Десятки таких вопросов решаются у нас в голове (а если не решаются, то хасиды выпихивают шутника с собрания, а какая-то старуха лупит его ссаными тряпками).

Но мы-то всегда находимся посередине, ведь мы не записные юмористы и не все (хотелось бы верить) идиоты.

Очень часто твои друзья подбегают к тебе с шутками-полуфабрикатами. Эти шутки похожи на церемониальное бревно, которое нужно поддержать, подхватить во имя дружбы или той же гармонии. И вот ты улыбаешься, ну а как же? Они хорошие люди, ты их любишь и привык к этому субботнику. Надо шутить, и ты уже придумал какую-то фразу в поддержку этого бревна.

Трагический пафос, истерика – это всё давно осуждённые практики общественной жизни. Но вот веселье, натужное веселье, многим кажется извинительным. Даже если оно именно натужное.
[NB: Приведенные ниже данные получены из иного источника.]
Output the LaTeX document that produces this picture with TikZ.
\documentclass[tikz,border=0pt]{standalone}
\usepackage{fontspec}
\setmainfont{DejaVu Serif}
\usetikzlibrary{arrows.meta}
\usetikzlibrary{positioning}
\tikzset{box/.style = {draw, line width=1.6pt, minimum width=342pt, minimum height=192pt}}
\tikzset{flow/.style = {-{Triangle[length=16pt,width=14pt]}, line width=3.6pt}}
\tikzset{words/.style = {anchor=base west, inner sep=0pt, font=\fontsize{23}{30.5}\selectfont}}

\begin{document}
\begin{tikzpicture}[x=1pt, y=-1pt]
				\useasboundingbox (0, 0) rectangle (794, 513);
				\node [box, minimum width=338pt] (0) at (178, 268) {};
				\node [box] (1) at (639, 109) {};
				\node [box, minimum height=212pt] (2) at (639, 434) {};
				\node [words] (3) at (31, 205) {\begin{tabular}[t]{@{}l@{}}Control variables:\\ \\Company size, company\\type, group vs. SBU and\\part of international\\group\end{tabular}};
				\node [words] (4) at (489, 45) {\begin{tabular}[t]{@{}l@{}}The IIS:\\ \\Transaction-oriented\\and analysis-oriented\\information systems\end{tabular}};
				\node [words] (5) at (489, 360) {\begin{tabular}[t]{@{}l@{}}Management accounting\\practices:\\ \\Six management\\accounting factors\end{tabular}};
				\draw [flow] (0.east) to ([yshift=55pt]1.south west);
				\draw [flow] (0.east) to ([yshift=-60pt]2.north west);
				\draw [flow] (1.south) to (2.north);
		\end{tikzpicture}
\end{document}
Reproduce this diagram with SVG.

Но очень часто, из лучших побуждений, часто интуитивно, безо всяких размышлений об уместности, люди начинают производить «добрую и весёлую активность». Это ужасно вредное производство, вреднее изготовления свинцовых белил2. Одна добрая активность сшибается с другой, у людей уже не хватает времени думать, зашла ли шутка про Майданек, нет ли осиротевших в компании, склонен ли собеседник рассматривать демотиватор, – ну и тому подобное. Это ведь чрезвычайно тяжёлая работа – быть по-настоящему весёлым, многие сгорели на ней, даже не понюхав свинцовых белил.